Paul Schneider versucht es mit der Gegenstrategie in einer Art Nikolausschelte und will Zweifel an der bisher unumstößlichen Reputation des Eigentümers säen. "Warum", fragt er, "hat Kayser-Eichberg nicht schon längst das wertvolle Areal der Schloßbergbrauerei einschließlich des wunderschönen Biergartens hergerichtet?" Warum glaubten Stadtrat, warum glaubten Dachauer Bürger dem Bauträger, dass erst der Abriss der ehemaligen Flaschenabfüllerei erfolgen muss, danach der Bau von Wohnungen, bevor der gegenüberliegende Brauereitrakt saniert werden kann? Schneider stichelt: "Reich genug wäre Kayser-Eichberg."
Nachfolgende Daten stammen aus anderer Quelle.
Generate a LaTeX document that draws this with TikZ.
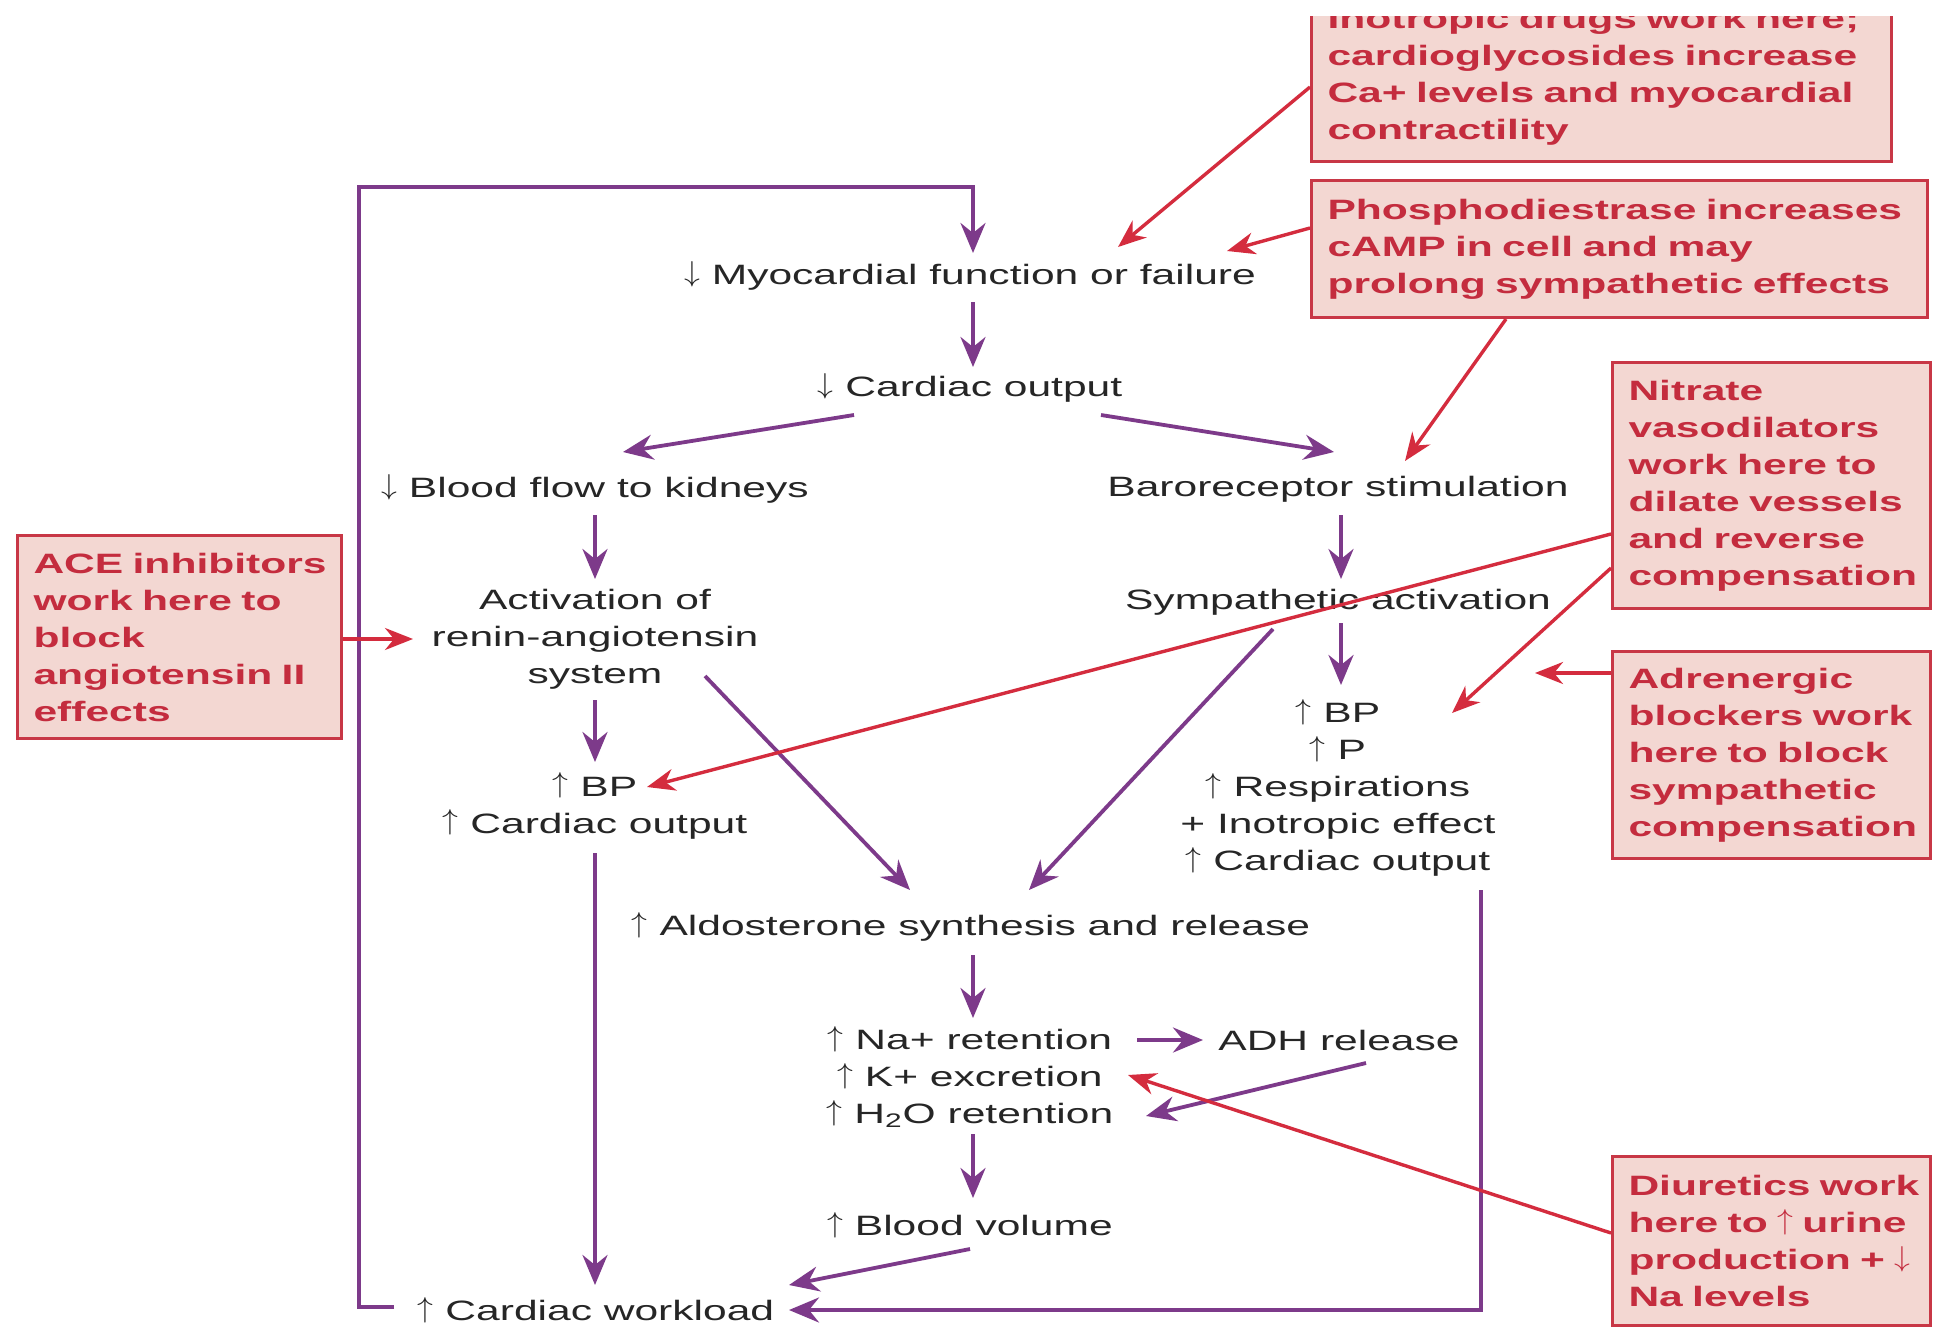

Dessen Antwort erfolgt prompt: "Die zeitliche Abfolge ist so mit der Stadt vereinbart und macht auch Sinn, da eine Sanierung der Schloßbergbrauerei einer ensemblegerechte Bebauung auf der Seite der Flaschenfüllerei voraussetzt." Kayser-Eichberg weist darauf hin, dass das "historische Gebäude" der Schloßbergbrauerei "im übrigen aus der Zeit um 1910" stammt. Über das Konzept will er "zeitnah entscheiden, wenn die Sanierung ansteht". Vorziehen möchte er sie nicht: "Eindeutig nein." Schneiders Vorgehensweise bezeichnet er als "absurdes Theater".

Für Stadträtin Schilhabel ist die Zusammenarbeit mit Schneider, der sich als "Kulturkoordinator und Realist" bezeichnet, die letzte Chance, eine neue Diskussion über den Schlossberg zu entzünden. Ob die Ausstellung dazu beitrage kann, wird sich zeigen. Es sind keine originalen Karikaturen zu sehen, sondern Postkarten und Abzüge. Vernissage ist am Freitag, 9. Dezember, 18 Uhr.